Only the Asahi Kasei nonphosgene PC process uses CO2 instead of CO. In the solvent-free Asahi Kasei process, the outputs are just two products: high-quality PC and high-purity monoethylene glycol (MEG). The PC and MEG are produced via ethylene carbonate, dimethyl carbonate, and diphenyl carbonate.
All CO2 used is fixed into the products. The CO part makes the carbonate group of PC, and the residual O part makes one of the OH groups of MEG. The Asahi Kasei process favorably uses the CO2 by-product, which is usually emitted into the atmosphere.
Chimei-Asahi (Taiwan) successfully manufactured the world’s first PC from CO2 in 2002 under the license of Asahi Kasei. Successful commercialization has followed with four licensees: Samsung Cheil (South Korea), Lotte Chemical (South Korea), Kazanorgsintez (Russia), and Saudi Kayan (Saudi Arabia).

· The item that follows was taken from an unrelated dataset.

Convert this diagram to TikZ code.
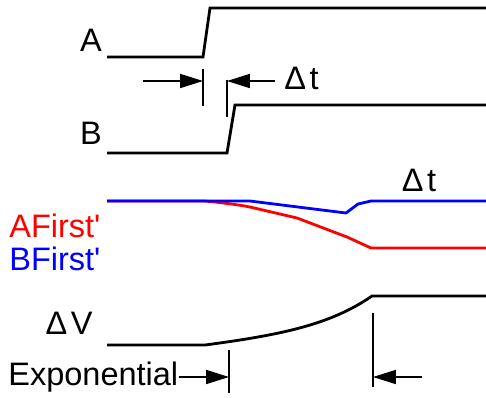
\documentclass[tikz,border=0pt]{standalone}
\usepackage{fontspec}
\setmainfont{Liberation Sans}
\usetikzlibrary{positioning, arrows.meta}

\begin{document}
\begin{tikzpicture}[
        x=0.02cm, y=-0.02cm,
        signal/.style={line width=1.6pt, line join=miter},
        tickline/.style={line width=0.7pt},
        dimarrow/.style={-{Triangle[length=13pt, width=8pt]}, line width=0.8pt},
        lbl/.style={font=\fontsize{18.5}{20}\selectfont, inner sep=0pt}
    ]
        \useasboundingbox (0,0) rectangle (486,397);

        % Inputs A and B
        \draw[signal] (107,57) -- (203,57) -- (210,8) -- (486,8);
        \draw[signal] (107,153) -- (227,153) -- (235,105) -- (486,105);
        \node[lbl] (labA) at (91,40) {A};
        \node[lbl] (labB) at (91,133) {B};

        % Delay between A and B
        \coordinate (tA) at (203,81);
        \coordinate (tB) at (227,81);
        \coordinate (tAl) at (143,81);
        \coordinate (tBr) at (275,81);
        \draw[tickline] (203,69) -- (203,106);
        \draw[tickline] (227,80) -- (227,117);
        \draw[dimarrow] (tAl) -- (tA);
        \draw[dimarrow] (tBr) -- (tB);
        \node[lbl, anchor=west] (dt1) at (284,78) {Δ\kern2pt t};

        % Outputs
        \draw[signal, red] (107,201) -- (205,201)
            .. controls (225,203) and (240,205) .. (250,207)
            -- (297,218) -- (347,237) -- (371,248) -- (486,248);
        \draw[signal, blue] (107,201) -- (250,201) -- (346,213)
            -- (358,204) -- (371,201) -- (486,201);
        \node[lbl] (dt2) at (419,180) {Δ\kern2pt t};
        \node[lbl, red, anchor=west] (afirst) at (9,226) {AFirst\textquotesingle};
        \node[lbl, blue, anchor=west] (bfirst) at (9,259) {BFirst\textquotesingle};

        % Delta V
        \draw[signal] (107,345) -- (205,345)
            .. controls (280,335) and (330,325) .. (372,296) -- (486,296);
        \node[lbl] (dv) at (69,323) {Δ\kern2pt V};

        % Exponential region
        \coordinate (eL) at (229,377);
        \coordinate (eR) at (373,377);
        \coordinate (eRr) at (422,377);
        \draw[tickline] (229,350) -- (229,393);
        \draw[tickline] (373,313) -- (373,387);
        \node[lbl, anchor=west] (expo) at (8,377) {Exponential};
        \draw[dimarrow] (expo.east) -- (eL);
        \draw[dimarrow] (eRr) -- (eR);
    \end{tikzpicture}
\end{document}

A total of 755,000 tons per year of high-quality PC from CO2 has been well accepted in the market, and about 130,000 tons per year of CO2 has been used as feedstock. The share of nonphosgene PC from CO2 is 16% of the world’s nominal capacity of PC and follows the big two, Bayer (26%) and SABIC (Lexan: 21%).
Details are described in “Non-Phosgene Polycarbonate from CO2: Industrialization of Green Chemical Process” (Shinsuke Fukuoka, New York: Nova Science Publishers, 2012).